_Task requirements_:
Reproduce exactly only the lines from the line that holds "Write a Python" to the line that holds "from matplotlib.ticker import", inclusive, in the listing below, and please leave out every picture.

Code that draws figures:
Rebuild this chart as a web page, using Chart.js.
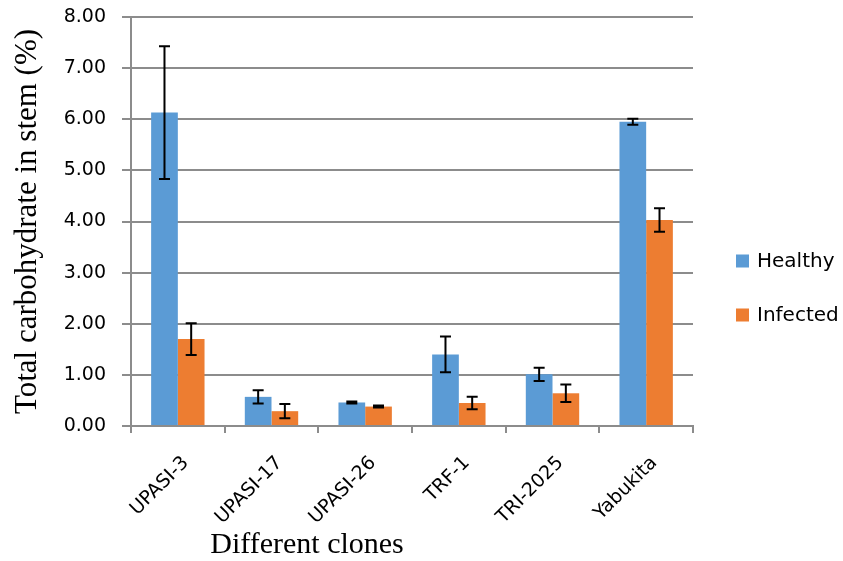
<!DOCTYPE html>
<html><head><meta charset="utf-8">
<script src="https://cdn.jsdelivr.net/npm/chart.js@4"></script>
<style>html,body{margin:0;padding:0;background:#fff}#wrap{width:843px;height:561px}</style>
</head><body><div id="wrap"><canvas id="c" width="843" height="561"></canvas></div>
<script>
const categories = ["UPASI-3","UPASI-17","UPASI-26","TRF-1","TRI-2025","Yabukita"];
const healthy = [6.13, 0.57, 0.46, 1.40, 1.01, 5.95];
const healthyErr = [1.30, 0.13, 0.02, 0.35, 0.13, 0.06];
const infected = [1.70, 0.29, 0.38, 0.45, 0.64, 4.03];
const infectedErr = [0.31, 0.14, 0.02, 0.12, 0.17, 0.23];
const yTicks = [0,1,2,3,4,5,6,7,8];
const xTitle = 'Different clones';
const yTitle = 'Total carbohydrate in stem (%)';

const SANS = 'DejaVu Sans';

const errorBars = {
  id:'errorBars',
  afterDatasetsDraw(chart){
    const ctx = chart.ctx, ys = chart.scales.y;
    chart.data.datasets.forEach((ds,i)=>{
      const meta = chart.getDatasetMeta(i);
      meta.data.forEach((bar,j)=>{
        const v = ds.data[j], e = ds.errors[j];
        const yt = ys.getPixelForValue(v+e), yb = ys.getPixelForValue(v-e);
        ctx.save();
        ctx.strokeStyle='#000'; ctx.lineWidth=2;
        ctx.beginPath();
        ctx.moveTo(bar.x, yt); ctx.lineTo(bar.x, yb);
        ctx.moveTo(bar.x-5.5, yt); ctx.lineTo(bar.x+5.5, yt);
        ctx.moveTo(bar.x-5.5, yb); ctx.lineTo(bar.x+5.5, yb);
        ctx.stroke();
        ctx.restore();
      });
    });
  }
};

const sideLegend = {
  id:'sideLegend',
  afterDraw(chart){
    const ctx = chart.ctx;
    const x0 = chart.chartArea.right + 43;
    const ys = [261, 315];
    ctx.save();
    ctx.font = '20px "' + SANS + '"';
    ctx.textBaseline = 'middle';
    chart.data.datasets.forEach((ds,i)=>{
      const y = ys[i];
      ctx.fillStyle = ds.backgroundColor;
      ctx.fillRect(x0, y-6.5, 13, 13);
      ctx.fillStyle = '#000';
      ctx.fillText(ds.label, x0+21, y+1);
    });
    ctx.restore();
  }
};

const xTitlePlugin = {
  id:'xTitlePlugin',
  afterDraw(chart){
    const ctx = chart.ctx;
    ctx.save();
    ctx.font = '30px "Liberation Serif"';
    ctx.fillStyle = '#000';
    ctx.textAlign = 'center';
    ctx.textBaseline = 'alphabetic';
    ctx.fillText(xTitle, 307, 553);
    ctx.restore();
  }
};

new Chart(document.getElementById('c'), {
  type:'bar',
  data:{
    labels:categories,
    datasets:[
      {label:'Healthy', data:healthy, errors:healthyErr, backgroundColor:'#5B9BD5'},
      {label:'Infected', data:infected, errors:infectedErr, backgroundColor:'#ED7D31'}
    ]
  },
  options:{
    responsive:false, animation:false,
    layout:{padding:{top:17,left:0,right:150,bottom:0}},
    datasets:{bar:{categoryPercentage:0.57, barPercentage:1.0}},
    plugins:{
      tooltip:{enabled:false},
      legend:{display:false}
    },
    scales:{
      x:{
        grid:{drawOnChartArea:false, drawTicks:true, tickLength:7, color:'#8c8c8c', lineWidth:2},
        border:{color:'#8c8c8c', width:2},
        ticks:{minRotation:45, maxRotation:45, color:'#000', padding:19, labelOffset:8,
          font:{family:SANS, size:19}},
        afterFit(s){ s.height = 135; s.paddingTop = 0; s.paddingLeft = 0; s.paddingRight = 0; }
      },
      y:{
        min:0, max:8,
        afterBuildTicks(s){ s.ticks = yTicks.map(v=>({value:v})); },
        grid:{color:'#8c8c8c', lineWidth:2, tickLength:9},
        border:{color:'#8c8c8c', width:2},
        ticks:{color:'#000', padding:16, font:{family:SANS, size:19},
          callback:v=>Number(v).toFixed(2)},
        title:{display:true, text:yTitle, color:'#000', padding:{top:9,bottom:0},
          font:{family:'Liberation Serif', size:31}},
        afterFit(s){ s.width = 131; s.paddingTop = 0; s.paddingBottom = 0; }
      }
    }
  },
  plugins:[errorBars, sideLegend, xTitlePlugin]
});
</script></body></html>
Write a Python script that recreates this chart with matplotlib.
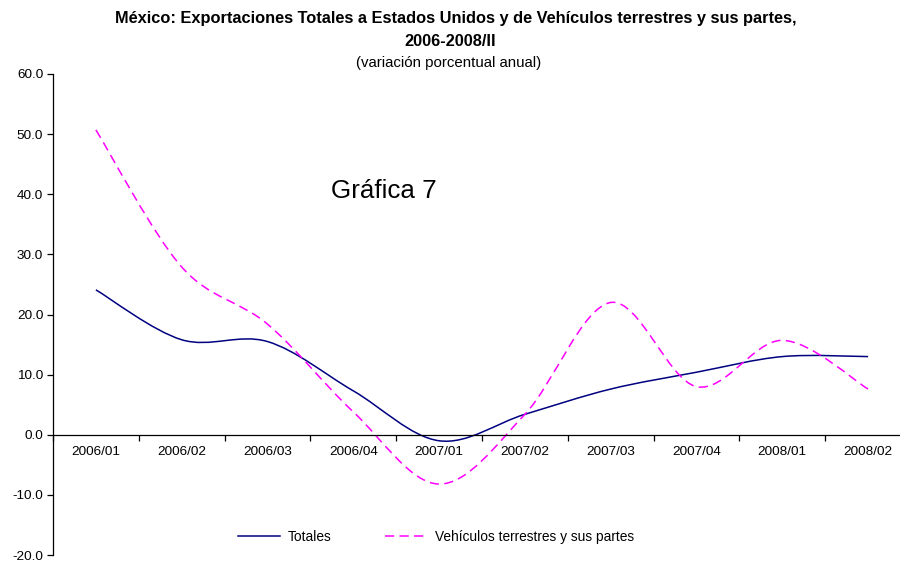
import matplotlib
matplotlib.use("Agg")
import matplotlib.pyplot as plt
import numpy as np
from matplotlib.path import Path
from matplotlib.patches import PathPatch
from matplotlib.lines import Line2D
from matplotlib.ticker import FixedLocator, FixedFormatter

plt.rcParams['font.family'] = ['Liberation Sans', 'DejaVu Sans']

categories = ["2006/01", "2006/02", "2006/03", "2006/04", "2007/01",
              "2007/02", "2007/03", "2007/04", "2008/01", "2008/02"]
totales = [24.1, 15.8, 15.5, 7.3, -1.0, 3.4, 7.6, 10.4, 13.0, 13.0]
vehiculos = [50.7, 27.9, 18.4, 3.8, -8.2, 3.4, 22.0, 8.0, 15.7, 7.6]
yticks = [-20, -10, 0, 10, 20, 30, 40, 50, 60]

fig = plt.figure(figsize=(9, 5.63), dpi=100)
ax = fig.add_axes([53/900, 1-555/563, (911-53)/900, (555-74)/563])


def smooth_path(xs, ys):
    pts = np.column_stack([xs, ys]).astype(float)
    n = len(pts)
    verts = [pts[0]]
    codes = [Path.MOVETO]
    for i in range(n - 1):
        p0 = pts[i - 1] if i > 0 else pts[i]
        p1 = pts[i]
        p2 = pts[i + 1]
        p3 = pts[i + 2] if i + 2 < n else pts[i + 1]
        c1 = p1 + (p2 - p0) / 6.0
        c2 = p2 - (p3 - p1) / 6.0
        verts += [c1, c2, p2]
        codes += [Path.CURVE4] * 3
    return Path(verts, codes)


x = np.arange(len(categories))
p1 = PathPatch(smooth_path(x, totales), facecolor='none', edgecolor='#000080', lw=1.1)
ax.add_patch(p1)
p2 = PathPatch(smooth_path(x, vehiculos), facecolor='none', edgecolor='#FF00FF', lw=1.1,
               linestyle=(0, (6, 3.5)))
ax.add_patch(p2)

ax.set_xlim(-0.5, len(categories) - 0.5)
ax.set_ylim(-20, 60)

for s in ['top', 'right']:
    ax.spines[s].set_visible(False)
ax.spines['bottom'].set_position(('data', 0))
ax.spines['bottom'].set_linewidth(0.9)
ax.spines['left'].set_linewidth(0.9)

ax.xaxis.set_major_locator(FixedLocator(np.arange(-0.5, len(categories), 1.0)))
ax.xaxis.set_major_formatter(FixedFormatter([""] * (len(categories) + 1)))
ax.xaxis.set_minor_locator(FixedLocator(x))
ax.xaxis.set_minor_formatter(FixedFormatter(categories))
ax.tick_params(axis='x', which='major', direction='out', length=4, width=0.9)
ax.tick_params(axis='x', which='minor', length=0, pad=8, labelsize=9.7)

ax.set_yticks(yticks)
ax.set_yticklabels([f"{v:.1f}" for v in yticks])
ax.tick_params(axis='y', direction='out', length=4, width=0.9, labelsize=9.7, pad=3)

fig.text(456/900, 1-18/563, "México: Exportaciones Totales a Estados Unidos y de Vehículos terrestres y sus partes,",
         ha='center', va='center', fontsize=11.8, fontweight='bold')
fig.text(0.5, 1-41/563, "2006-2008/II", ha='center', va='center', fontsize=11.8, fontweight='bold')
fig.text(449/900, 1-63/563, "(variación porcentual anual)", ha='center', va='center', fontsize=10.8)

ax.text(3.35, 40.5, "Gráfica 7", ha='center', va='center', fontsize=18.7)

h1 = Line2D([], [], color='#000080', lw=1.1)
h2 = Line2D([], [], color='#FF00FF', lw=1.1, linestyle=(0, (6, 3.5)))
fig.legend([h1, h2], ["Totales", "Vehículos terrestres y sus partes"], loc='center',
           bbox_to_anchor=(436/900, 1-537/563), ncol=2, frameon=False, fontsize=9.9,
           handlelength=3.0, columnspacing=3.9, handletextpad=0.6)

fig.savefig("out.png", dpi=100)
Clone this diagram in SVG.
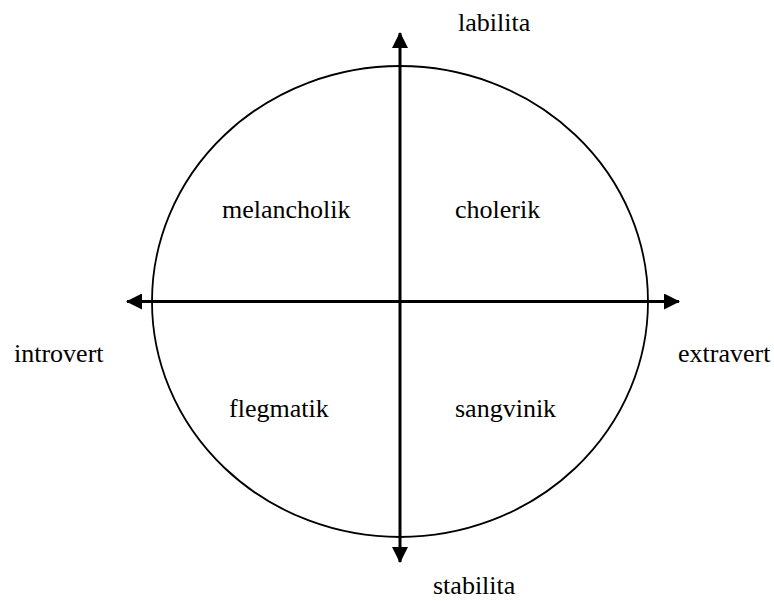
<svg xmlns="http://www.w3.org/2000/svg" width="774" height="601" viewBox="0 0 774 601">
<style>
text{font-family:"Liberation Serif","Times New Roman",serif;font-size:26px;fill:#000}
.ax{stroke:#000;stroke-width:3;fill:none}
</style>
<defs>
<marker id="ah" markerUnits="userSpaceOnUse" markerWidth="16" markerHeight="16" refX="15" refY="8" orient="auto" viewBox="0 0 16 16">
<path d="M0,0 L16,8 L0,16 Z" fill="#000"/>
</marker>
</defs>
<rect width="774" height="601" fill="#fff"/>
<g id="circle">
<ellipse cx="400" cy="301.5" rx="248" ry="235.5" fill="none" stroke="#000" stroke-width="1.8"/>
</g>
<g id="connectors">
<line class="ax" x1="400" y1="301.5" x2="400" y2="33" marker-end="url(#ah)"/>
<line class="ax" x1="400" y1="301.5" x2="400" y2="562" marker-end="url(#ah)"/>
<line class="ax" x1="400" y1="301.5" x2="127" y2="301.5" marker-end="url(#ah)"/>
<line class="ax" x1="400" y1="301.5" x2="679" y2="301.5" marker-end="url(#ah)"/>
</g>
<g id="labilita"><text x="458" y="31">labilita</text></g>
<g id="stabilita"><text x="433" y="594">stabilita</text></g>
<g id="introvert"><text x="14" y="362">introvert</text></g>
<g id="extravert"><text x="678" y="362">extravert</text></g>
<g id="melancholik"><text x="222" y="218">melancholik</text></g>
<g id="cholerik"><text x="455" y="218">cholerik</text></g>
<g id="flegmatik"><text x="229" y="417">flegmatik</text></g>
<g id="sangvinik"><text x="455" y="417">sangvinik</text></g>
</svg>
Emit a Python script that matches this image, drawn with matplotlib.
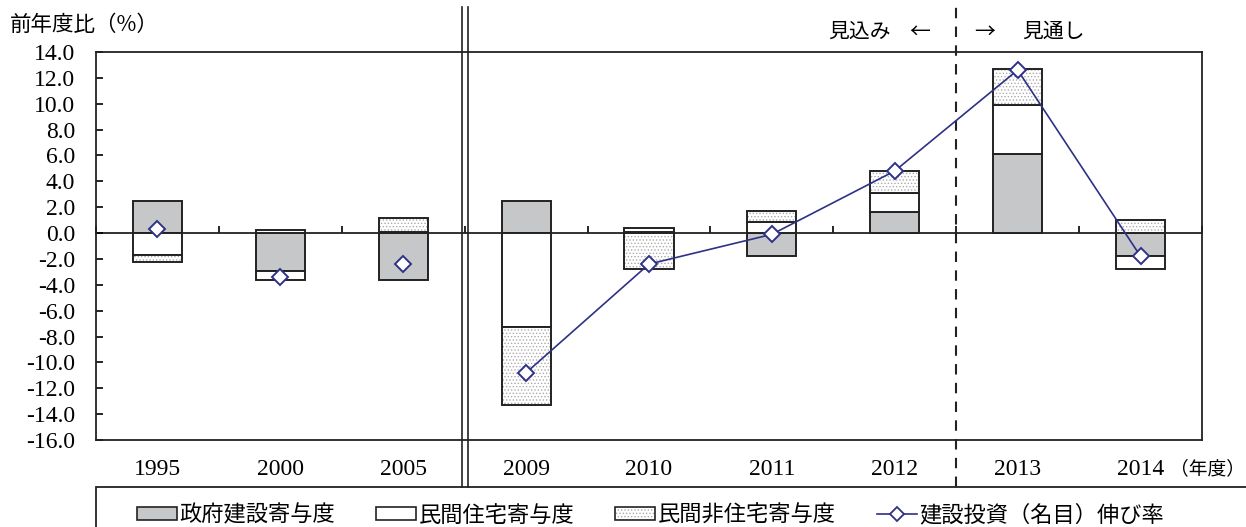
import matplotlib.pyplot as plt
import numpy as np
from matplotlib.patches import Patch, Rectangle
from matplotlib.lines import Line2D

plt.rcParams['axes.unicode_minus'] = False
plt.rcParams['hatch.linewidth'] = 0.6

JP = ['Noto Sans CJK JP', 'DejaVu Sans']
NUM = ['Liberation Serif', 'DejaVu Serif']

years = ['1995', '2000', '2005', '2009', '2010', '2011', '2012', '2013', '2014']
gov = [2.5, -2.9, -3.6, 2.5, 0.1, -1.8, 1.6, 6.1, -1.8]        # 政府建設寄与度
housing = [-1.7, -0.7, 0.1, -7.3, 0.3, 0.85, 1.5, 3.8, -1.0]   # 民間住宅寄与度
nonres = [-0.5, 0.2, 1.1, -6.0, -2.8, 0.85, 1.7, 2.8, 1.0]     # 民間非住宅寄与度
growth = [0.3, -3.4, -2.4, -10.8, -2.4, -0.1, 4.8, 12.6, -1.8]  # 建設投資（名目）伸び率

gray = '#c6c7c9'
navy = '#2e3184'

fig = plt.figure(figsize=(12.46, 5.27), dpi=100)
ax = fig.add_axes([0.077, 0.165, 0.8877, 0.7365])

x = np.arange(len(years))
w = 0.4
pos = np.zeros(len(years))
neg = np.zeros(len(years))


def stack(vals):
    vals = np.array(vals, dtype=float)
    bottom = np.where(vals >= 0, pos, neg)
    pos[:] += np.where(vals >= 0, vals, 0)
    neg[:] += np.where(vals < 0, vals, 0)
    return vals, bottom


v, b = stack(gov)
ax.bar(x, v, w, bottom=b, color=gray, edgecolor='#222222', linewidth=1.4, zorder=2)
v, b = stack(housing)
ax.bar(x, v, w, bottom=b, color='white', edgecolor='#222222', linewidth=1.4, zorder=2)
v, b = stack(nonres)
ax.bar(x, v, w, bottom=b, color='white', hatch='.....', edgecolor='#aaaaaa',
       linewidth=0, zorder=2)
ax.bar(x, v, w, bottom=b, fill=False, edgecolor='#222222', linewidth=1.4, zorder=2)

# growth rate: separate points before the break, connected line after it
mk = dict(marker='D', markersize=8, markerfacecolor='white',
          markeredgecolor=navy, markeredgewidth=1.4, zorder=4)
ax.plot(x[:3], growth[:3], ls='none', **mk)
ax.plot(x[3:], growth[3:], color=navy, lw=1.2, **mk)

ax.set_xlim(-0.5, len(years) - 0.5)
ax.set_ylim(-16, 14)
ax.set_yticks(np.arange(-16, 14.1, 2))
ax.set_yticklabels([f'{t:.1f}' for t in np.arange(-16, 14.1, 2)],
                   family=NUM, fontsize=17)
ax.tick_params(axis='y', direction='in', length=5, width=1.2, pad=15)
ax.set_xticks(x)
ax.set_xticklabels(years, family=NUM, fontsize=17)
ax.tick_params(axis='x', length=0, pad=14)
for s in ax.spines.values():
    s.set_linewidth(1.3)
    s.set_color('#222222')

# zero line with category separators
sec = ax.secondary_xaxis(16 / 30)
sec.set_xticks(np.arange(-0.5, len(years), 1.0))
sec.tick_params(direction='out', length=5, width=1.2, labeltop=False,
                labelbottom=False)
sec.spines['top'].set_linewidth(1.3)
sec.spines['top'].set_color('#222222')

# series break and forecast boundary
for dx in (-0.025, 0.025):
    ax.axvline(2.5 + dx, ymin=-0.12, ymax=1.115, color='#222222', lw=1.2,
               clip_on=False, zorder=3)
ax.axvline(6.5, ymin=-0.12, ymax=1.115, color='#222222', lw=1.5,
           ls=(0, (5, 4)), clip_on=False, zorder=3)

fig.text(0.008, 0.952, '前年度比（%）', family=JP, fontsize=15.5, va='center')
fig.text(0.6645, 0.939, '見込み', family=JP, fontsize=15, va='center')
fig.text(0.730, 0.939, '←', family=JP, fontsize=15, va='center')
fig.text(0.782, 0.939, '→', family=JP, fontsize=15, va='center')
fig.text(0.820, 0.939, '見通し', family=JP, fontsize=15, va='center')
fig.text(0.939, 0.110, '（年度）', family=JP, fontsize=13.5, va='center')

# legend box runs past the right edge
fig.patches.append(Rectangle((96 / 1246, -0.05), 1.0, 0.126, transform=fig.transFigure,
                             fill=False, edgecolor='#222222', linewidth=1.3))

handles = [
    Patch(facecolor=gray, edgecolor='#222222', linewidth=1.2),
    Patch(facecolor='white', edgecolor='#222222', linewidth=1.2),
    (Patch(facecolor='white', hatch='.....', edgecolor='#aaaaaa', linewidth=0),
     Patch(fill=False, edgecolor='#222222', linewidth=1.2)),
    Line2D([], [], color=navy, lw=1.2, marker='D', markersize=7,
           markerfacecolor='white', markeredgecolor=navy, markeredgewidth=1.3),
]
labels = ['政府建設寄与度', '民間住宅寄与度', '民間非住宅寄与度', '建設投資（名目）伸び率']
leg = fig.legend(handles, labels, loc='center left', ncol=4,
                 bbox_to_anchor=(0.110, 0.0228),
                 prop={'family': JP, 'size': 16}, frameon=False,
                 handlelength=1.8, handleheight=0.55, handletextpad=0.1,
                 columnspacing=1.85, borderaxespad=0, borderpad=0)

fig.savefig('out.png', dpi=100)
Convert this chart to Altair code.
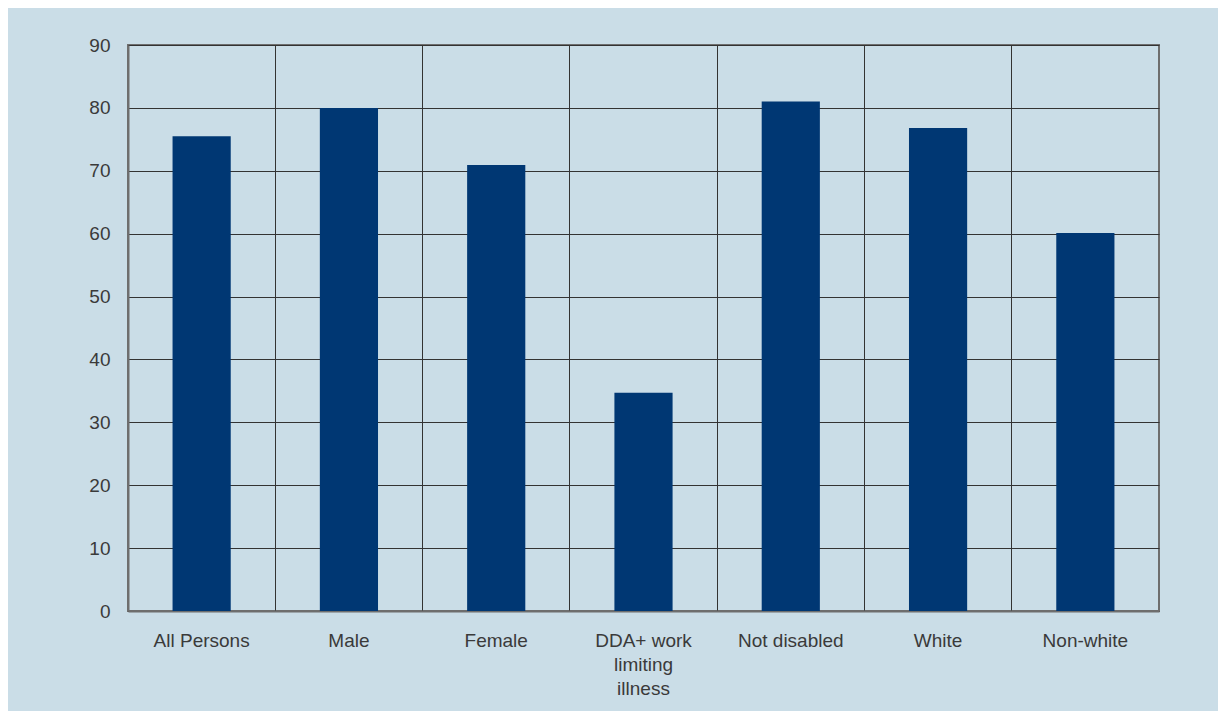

_Exercise result_:
Write a Python script that recreates this chart with matplotlib.
import matplotlib
matplotlib.use("Agg")
import matplotlib.pyplot as plt
import numpy as np
from matplotlib.path import Path
from matplotlib.patches import PathPatch
from matplotlib.lines import Line2D
from matplotlib.ticker import FixedLocator, FixedFormatter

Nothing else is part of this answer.